Privacy concerns over Ontario’s COVID-19 policy
Advocates and legal experts are raising concerns about potential privacy violations in the emergency orders the Ontario government has implemented to help fight the COVID-19 pandemic.
The orders, which are currently in place until June 9 but will likely be extended further, allow first responders to access personal health details of residents who have tested positive for COVID-19.
The Progressive Conservative government says police, firefighters and paramedics need access to such information in order to protect themselves from contracting the virus while doing their jobs in the community.
But a group of advocates and public health workers say the orders are too broad and represent a significant privacy infringement.
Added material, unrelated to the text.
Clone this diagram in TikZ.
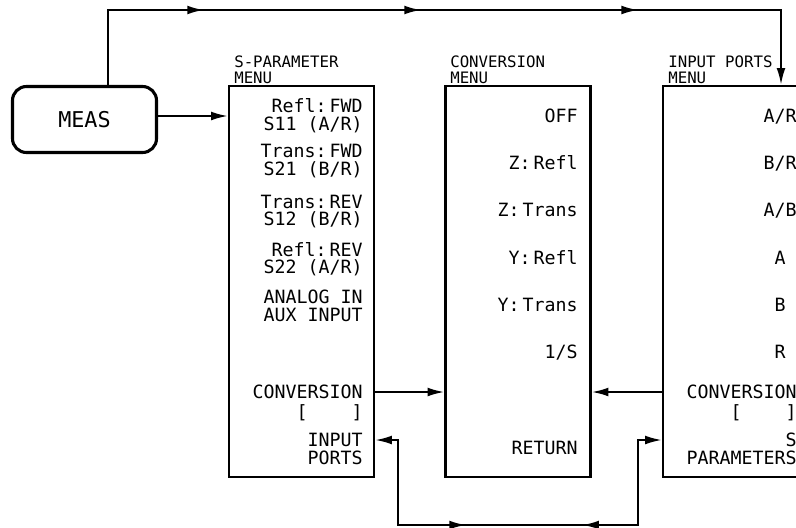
\documentclass[tikz,border=0pt]{standalone}
\usepackage{fontspec}
\newfontfamily\plotfont{DejaVu Sans Mono}
\usetikzlibrary{arrows.meta,decorations.markings,positioning}

\tikzset{
  menubox/.style={draw, line width=1.5pt, minimum width=3.625cm, minimum height=9.775cm, inner sep=0pt},
  keybox/.style={draw, line width=2.2pt, rounded corners=0.35cm, minimum width=3.6cm, minimum height=1.65cm,
    font=\plotfont\fontsize{15.5}{16}\selectfont},
  entry/.style={anchor=base east, inner sep=0pt, font=\plotfont\fontsize{13}{14}\selectfont},
  heading/.style={anchor=base west, inner sep=0pt, font=\plotfont\fontsize{11.2}{12}\selectfont},
  flow/.style={line width=1.5pt},
  tip/.style={flow, -{Latex[length=4.2mm,width=2.2mm]}},
}

\begin{document}
\begin{tikzpicture}[x=0.025cm, y=-0.025cm]
    \useasboundingbox (0,0) rectangle (796,527);
    \clip (0,0) rectangle (796,527);

    % Key and menus
    \node[keybox] (meas) at (84.5,119.5) {MEAS};
    \node[menubox] (spar) at (301.5,281.5) {};
    \node[menubox] (conv) at (518,281.5) {};
    \node[menubox] (inp) at (735.5,281.5) {};

    % Headings
    \node[heading] (spar-h1) at (234,67) {S-PARAMETER};
    \node[heading] (spar-h2) at (234,83) {MENU};
    \node[heading] (conv-h1) at (450,67) {CONVERSION};
    \node[heading] (conv-h2) at (450,83) {MENU};
    \node[heading] (inp-h1) at (668,67) {INPUT PORTS};
    \node[heading] (inp-h2) at (668,83) {MENU};

    % S-parameter menu
    \foreach \y/\t [count=\n] in {106/{Refl:\,FWD}, 124/{S11 (A/R)}, 151/{Trans:\,FWD}, 169/{S21 (B/R)},
        202/{Trans:\,REV}, 219/{S12 (B/R)}, 250/{Refl:\,REV}, 267/{S22 (A/R)}, 297/{ANALOG IN},
        315/{AUX INPUT}, 392/{CONVERSION}, 412/{{[}\phantom{XXXX}{]}}, 440/{INPUT}, 458/{PORTS}}
        \node[entry] (sp\n) at (363,\y+6.5) {\t};

    % Conversion menu
    \foreach \y/\t [count=\n] in {116/{OFF}, 163/{Z:\,Refl}, 210/{Z:\,Trans}, 258/{Y:\,Refl},
        305/{Y:\,Trans}, 352/{1/S}, 448/{RETURN}}
        \node[entry] (cv\n) at (578,\y+6.5) {\t};

    % Input ports menu
    \foreach \x/\y/\t [count=\n] in {797/116/{A/R}, 797/163/{B/R}, 797/210/{A/B}, 786/258/{A},
        786/305/{B}, 786/352/{R}, 797/392/{CONVERSION}, 797/412/{{[}\phantom{XXXX}{]}},
        797/440/{S}, 797/458/{PARAMETERS}}
        \node[entry] (ip\n) at (\x,\y+6.5) {\t};

    % Connections
    \coordinate (top1) at (108,10);
    \coordinate (top2) at (781,10);
    \coordinate (rowm) at (0,116);
    \coordinate (rowc) at (0,392);
    \coordinate (rowp) at (0,440);
    \coordinate (low1) at (398,525);
    \coordinate (low2) at (638,525);

    \draw[tip] (meas.east |- rowm) -- (spar.west |- rowm);
    \draw[tip, postaction={decorate}, decoration={markings,
        mark=at position 4.275cm with {\arrow{Latex[length=4.2mm,width=2.2mm]}},
        mark=at position 9.7cm with {\arrow{Latex[length=4.2mm,width=2.2mm]}},
        mark=at position 15.125cm with {\arrow{Latex[length=4.2mm,width=2.2mm]}}}]
        (meas.north -| top1) -- (top1) -- (top2) -- (inp.north -| top2);
    \draw[tip] (spar.east |- rowc) -- (conv.west |- rowc);
    \draw[tip] (inp.west |- rowc) -- (conv.east |- rowc);
    \draw[flow, {Latex[length=4.2mm,width=2.2mm]}-{Latex[length=4.2mm,width=2.2mm]}, postaction={decorate},
        decoration={markings,
        mark=at position 4.4cm with {\arrow{Latex[length=4.2mm,width=2.2mm]}},
        mark=at position 7.3cm with {\arrowreversed{Latex[length=4.2mm,width=2.2mm]}}}]
        (spar.east |- rowp) -| (low1) -- (low2) |- (inp.west |- rowp);
\end{tikzpicture}
\end{document}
They say first responders could make use of such data to target racialized and other marginalized communities.
They’re calling for the Ontario government to either cut off access to such data or build a firm “sunset clause” into the orders to ensure the information can’t be accessed in the future.
“We don’t know how long police are going to have access to this data, what they’re going to do to it,” said Alexander Mcclelland, a criminology scholar and spokesperson for an advocacy group dubbed We Can’t Police Our Way Out of a Pandemic.
“It’s also just an unjustified, unprecedented violation of privacy rights.”
Data access protocols are spelled out in section 120/20 of Ontario’s Emergency Management and Civil Protection Act, which deals specifically with measures related to the COVID-19 pandemic.
Under that legislation, police, paramedics and firefighters are empowered to request personal information from labs or medical officers of health. The Act states that requesting parties would gain access to a person’s name, address, date of birth, and COVID-19 test results.
Mcclelland dismissed the government’s rationale as “a farce,” noting front-line workers such as cleaners, cashiers and delivery workers are also at risk of contracting the virus but don’t have the same access to information that’s tightly guarded in more typical times.